The EU’s decision to ban imports of oil derived from Russian crude — refined in countries such as Turkey and India — will have a significant impact on Europe’s sourcing of diesel that has so far been underestimated, TotalEnergies CEO Patrick Pouyanne said July 24.
Outlining corporate results, Pouyanne highlighted the ban as an additional factor impacting diesel markets on top of refiners’ increasing reliance on light shale oil and natural gas liquids, a tendency already underway and a reflection of the existing EU ban on Russia’s medium, sour Urals crude.
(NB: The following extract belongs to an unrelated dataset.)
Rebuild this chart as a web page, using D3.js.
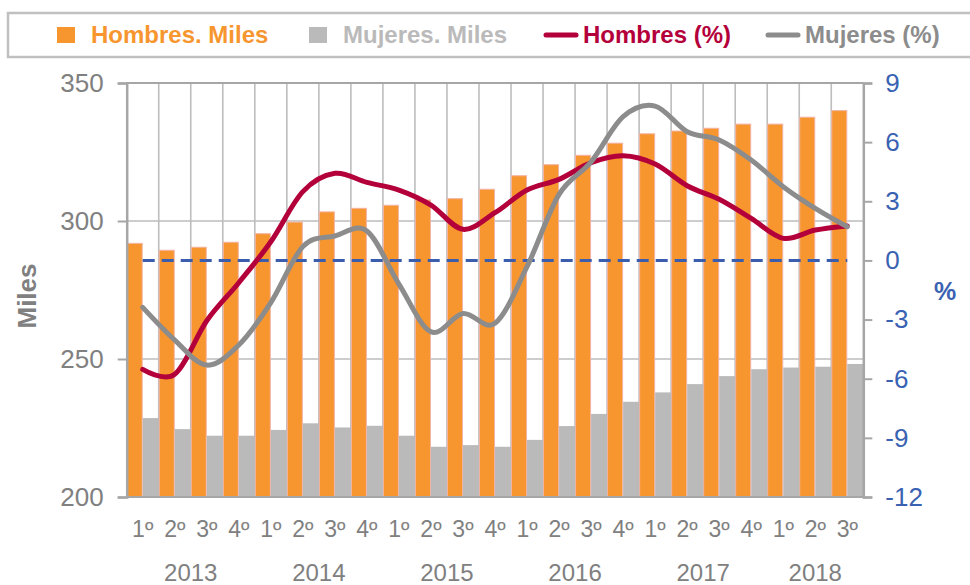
<!DOCTYPE html>
<html><head><meta charset="utf-8">
<script src="https://cdn.jsdelivr.net/npm/d3@7"></script>
<style>body{margin:0;background:#fff} svg{display:block;font-family:"Liberation Sans",Arial,sans-serif}</style>
</head><body><svg id="c" width="970" height="585"></svg>
<script>
// ---- data ----
const quarters = ["1º","2º","3º","4º","1º","2º","3º","4º","1º","2º","3º","4º","1º","2º","3º","4º","1º","2º","3º","4º","1º","2º","3º"];
const years = ["2013","2014","2015","2016","2017","2018"];
const yearCounts = [4,4,4,4,4,3];
const hombresMiles = [291.9,289.4,290.5,292.3,295.4,299.6,303.3,304.6,305.7,307.6,308.1,311.5,316.4,320.4,323.8,328.2,331.6,332.6,333.6,335.1,335.1,337.6,340.0];
const mujeresMiles = [228.6,224.6,222.2,222.2,224.3,226.7,225.2,225.8,222.2,218.2,218.8,218.2,220.7,225.7,230.1,234.5,237.9,240.9,243.8,246.3,246.9,247.2,248.2];
const hombresPct = [-5.53,-5.77,-3.06,-1.13,0.95,3.49,4.42,3.96,3.57,2.81,1.58,2.42,3.57,4.11,4.96,5.31,4.89,3.79,3.10,2.13,1.12,1.54,1.75];
const mujeresPct = [-2.38,-4.04,-5.31,-4.29,-2.14,0.70,1.24,1.49,-1.20,-3.62,-2.69,-3.19,-0.32,3.35,5.00,7.29,7.83,6.53,6.11,5.09,3.74,2.64,1.71];
const zeroLine = quarters.map(() => 0);
const leftTicks = [200,250,300,350];
const rightTicks = [-12,-9,-6,-3,0,3,6,9];
const legendItems = [
  {label:"Hombres. Miles", type:"rect", color:"#F7962F"},
  {label:"Mujeres. Miles", type:"rect", color:"#BABABA"},
  {label:"Hombres (%)", type:"line", color:"#B4003A"},
  {label:"Mujeres (%)", type:"line", color:"#8C8C8C"}
];

// ---- layout ----
const L = 126.7, R = 863.3, T = 83, B = 497;
const svg = d3.select("#c");
const idx = d3.range(quarters.length);
const x = d3.scaleBand().domain(idx).range([L, R]).paddingInner(0).paddingOuter(0);
const bw = x.bandwidth();
const cx = i => x(i) + bw / 2;
const yL = d3.scaleLinear().domain([200, 350]).range([B, T]);
const yR = d3.scaleLinear().domain([-12, 9]).range([B, T]);
const gridColor = "#BDBDBD";
const axisColor = "#A6A6A6";

// gridlines
const g = svg.append("g");
g.selectAll(".hg").data(leftTicks.filter(v => v > 200)).join("line")
  .attr("x1", L).attr("x2", R).attr("y1", d => yL(d)).attr("y2", d => yL(d))
  .attr("stroke", gridColor).attr("stroke-width", 1.6);
g.selectAll(".vg").data(d3.range(1, quarters.length)).join("line")
  .attr("x1", d => x(d)).attr("x2", d => x(d)).attr("y1", T).attr("y2", B)
  .attr("stroke", gridColor).attr("stroke-width", 1.6);

// bars
svg.append("g").selectAll("rect").data(hombresMiles).join("rect")
  .attr("x", (d, i) => x(i) + 0.5).attr("width", bw / 2 - 1)
  .attr("y", d => yL(d)).attr("height", d => B - yL(d))
  .attr("fill", "#F7962F").attr("stroke", "#F3B3A4").attr("stroke-width", 1);
svg.append("g").selectAll("rect").data(mujeresMiles).join("rect")
  .attr("x", (d, i) => x(i) + bw / 2).attr("width", bw / 2)
  .attr("y", d => yL(d)).attr("height", d => B - yL(d))
  .attr("fill", "#BABABA");

// axes
const fmt = d => String(d);
const axL = svg.append("g").attr("transform", `translate(${L},0)`)
  .call(d3.axisLeft(yL).tickValues(leftTicks).tickFormat(fmt).tickSize(9).tickPadding(14));
const axR = svg.append("g").attr("transform", `translate(${R},0)`)
  .call(d3.axisRight(yR).tickValues(rightTicks).tickFormat(fmt).tickSize(9).tickPadding(13));
[axL, axR].forEach(a => {
  a.select(".domain").attr("stroke", axisColor).attr("stroke-width", 2.5);
  a.selectAll(".tick line").attr("stroke", axisColor).attr("stroke-width", 2);
  a.selectAll("text").attr("font-size", 26).attr("font-family", "Liberation Sans, Arial, sans-serif");
});
axL.selectAll("text").attr("fill", "#808080");
axR.selectAll("text").attr("fill", "#3A62B2");
// top and bottom frame lines
svg.append("line").attr("x1", L).attr("x2", R).attr("y1", T).attr("y2", T).attr("stroke", axisColor).attr("stroke-width", 2);
svg.append("line").attr("x1", L).attr("x2", R).attr("y1", B).attr("y2", B).attr("stroke", axisColor).attr("stroke-width", 2);

// x labels
svg.append("g").selectAll("text").data(quarters).join("text")
  .attr("x", (d, i) => cx(i)).attr("y", 537).attr("text-anchor", "middle")
  .attr("font-size", 23).attr("fill", "#808080").text(d => d);
let start = 0;
const yearPos = years.map((y, k) => { const c = (x(start) + x(start + yearCounts[k] - 1) + bw) / 2; start += yearCounts[k]; return c; });
svg.append("g").selectAll("text").data(years).join("text")
  .attr("x", (d, k) => yearPos[k]).attr("y", 581).attr("text-anchor", "middle")
  .attr("font-size", 24).attr("fill", "#808080").text(d => d);

// axis titles
svg.append("text").attr("transform", "translate(36,296) rotate(-90)").attr("text-anchor", "middle")
  .attr("font-size", 26).attr("font-weight", "bold").attr("fill", "#808080").text("Miles");
svg.append("text").attr("x", 945).attr("y", 300).attr("text-anchor", "middle")
  .attr("font-size", 25).attr("font-weight", "bold").attr("fill", "#3A62B2").text("%");

// zero dashed line
svg.append("path").datum(zeroLine)
  .attr("d", d3.line().x((d, i) => cx(i)).y(d => yR(d)))
  .attr("fill", "none").attr("stroke", "#3A5DAE").attr("stroke-width", 3).attr("stroke-dasharray", "12,7");

// lines
const curve = d3.curveCardinal.tension(0);
svg.append("path").datum(hombresPct)
  .attr("d", d3.line().x((d, i) => cx(i)).y(d => yR(d)).curve(curve))
  .attr("fill", "none").attr("stroke", "#B4003A").attr("stroke-width", 5).attr("stroke-linecap", "round");
svg.append("path").datum(mujeresPct)
  .attr("d", d3.line().x((d, i) => cx(i)).y(d => yR(d)).curve(curve))
  .attr("fill", "none").attr("stroke", "#8C8C8C").attr("stroke-width", 5).attr("stroke-linecap", "round");

// legend
svg.append("rect").attr("x", 8).attr("y", 13).attr("width", 975).attr("height", 44)
  .attr("fill", "none").attr("stroke", "#C0C0C0").attr("stroke-width", 2.5);
const legX = [57, 309, 546, 768];
const lg = svg.append("g").selectAll("g").data(legendItems).join("g")
  .attr("transform", (d, i) => `translate(${legX[i]},0)`);
lg.filter(d => d.type === "rect").append("rect").attr("x", 0).attr("y", 27).attr("width", 18).attr("height", 16)
  .attr("fill", d => d.color);
lg.filter(d => d.type === "line").append("line").attr("x1", 0).attr("x2", 30).attr("y1", 35).attr("y2", 35)
  .attr("stroke", d => d.color).attr("stroke-width", 5).attr("stroke-linecap", "round");
lg.append("text").attr("x", d => d.type === "rect" ? 34 : 37).attr("y", 43)
  .attr("font-size", 24).attr("font-weight", "bold").attr("fill", d => d.color).text(d => d.label);
</script></body></html>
“There is a diesel driver in the market,” Pouyanne said, noting rising refining margins, which had exceeded $50/mt at the start of the third quarter, according to the company. “Stronger diesel prices become a persistent feature on the global market. It’s linked in particular to all that’s happening around Russian flows,” he said.
The EU’s latest ban on Russian-derived products “is impacting again — increasing the scarcity of sources of diesel for Europe,” said Pouyanne, whose company is Europe’s largest refiner. “People have underestimated this news from the EU.”
“Europe fundamentally has a deficit of diesel so we are obliged to import — diesel is coming now from the Middle East or from US refineries further away [compared with Russia], so it has increased the cost of all that,” he said.
He highlighted an increasing industry reliance on lighter crudes such as US shale oil, saying “the mix of crude oil in the basket is lighter and lighter because of shale oil. That means it’s more difficult, more costly to produce diesel, and you have also more natural gas liquids — NGLs plus light oil is not good for making diesel — that is pushing prices up. It is more difficult, more costly to produce diesel.”
Beside the traditional summer demand uptick, “there’s something for me more structural there,” he added.
Wide-ranging ban
The EU ban is due to take effect after a six-month interval, with some details still awaited. ICE low sulfur gasoil futures — the European distillates benchmark — jumped following the announcement July 18, with the August-September time spread widening to $27.75/mt from $17.25/mt and the outright price rising by about $42.50/mt by 1200 GMT.
The EU regulation accompanying the announcement appears broad in scope. It includes an exemption for oil products from countries that are net exporters of crude, but with a proviso that products will be barred if “a competent authority has reasonable grounds to believe that they have been obtained from Russian crude oil.”
Other countries sanctioning Russia have yet to follow the EU’s lead on the ban of oil products derived from Russian crude.